Guys;
I am wriring a program that spins off new progress sessions directly from the 4GL.
Anybody has suggestions as to what is the best way to go about that?
Version? Platform?
And isn't this what an AppServer does? Or is for, really? Spawn off persistent AVM sessions?
-- peter
The version is Progress OpenEdge 10.2B.
The target platforms are both Windows and Unix Solaris.
Need more information.
What are the relationships of these new sessions with each other and with the session that creates them? What are their life cycles? How are these sessions managed and/or monitored? Do they have user interfaces of some sort? What resources will they use? How many will exist simultaneously? Are they all owned by the same user? Are they members of the same group? What operating system? etc.
The Progress Appserver server obviously must have some logic to spin off brokers.
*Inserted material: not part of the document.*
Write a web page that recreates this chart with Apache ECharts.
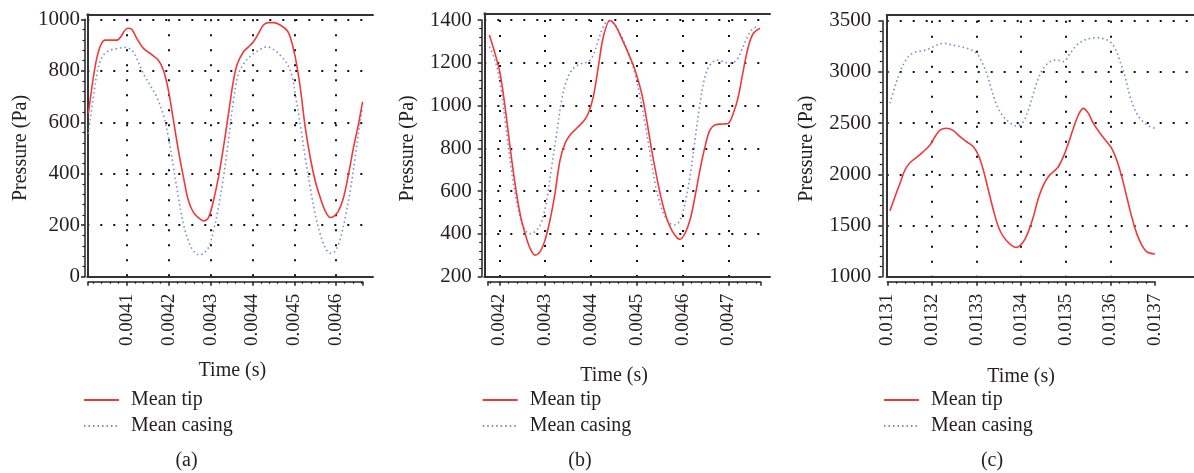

However the problem I am trying to solve cannot be solved by the appserver.
I am spinning off continuously running server processes that are polling a task queue and process every task that is pushed into the task queue.
A variable amount of these "task servers" will be spun off to handle to the volume of tasks in the task queue.
The use case is this.
The target platforms are windows as well as solaris unix.
Ideally we would be able to spawn task servers from a windows client on a unix server.
For this we are considering to use a JAVA hazelcast distributed queue wrapped in a COM object in windows and a shared procedure library (.so) library on Unix.
The problem I need to solve is how to do an os-command on Unix as well as windows that does not block.
In other words the os-command returns the program cursor control to the progress session while the task servers go about there business of fully instantiating and running.
If we do go the hazelcast route I could make the com object, so library and the java jar file available as an oopen source project if there is interest for that.
So you are only concerned about how to spawn a background process (worker) to run some ABL code? Try
PIDFILE=/tmp/worker.pid
mpro -b -p /path/to/some/workercode.p >> $LOGFILE 2>&1 &
echo $! > $PIDFILE
if you want to pass in arguments, you should be able to do something like this:
ARG=foo mpro -b -p /path/to/some/workercode.p >> $LOGFILE 2>&1 &
and then in the workercode.p,
OS-GETENV("ARG").
(Unix solution obviously)
You could also use inetd to start your background processes automatically when a request arrives on the assigned port. You would have to add an entry to /etc/inetd.conf. Your batch process would then be started with the file descriptors 0, 1, and 2 set to the socket. You could change them from that as needed.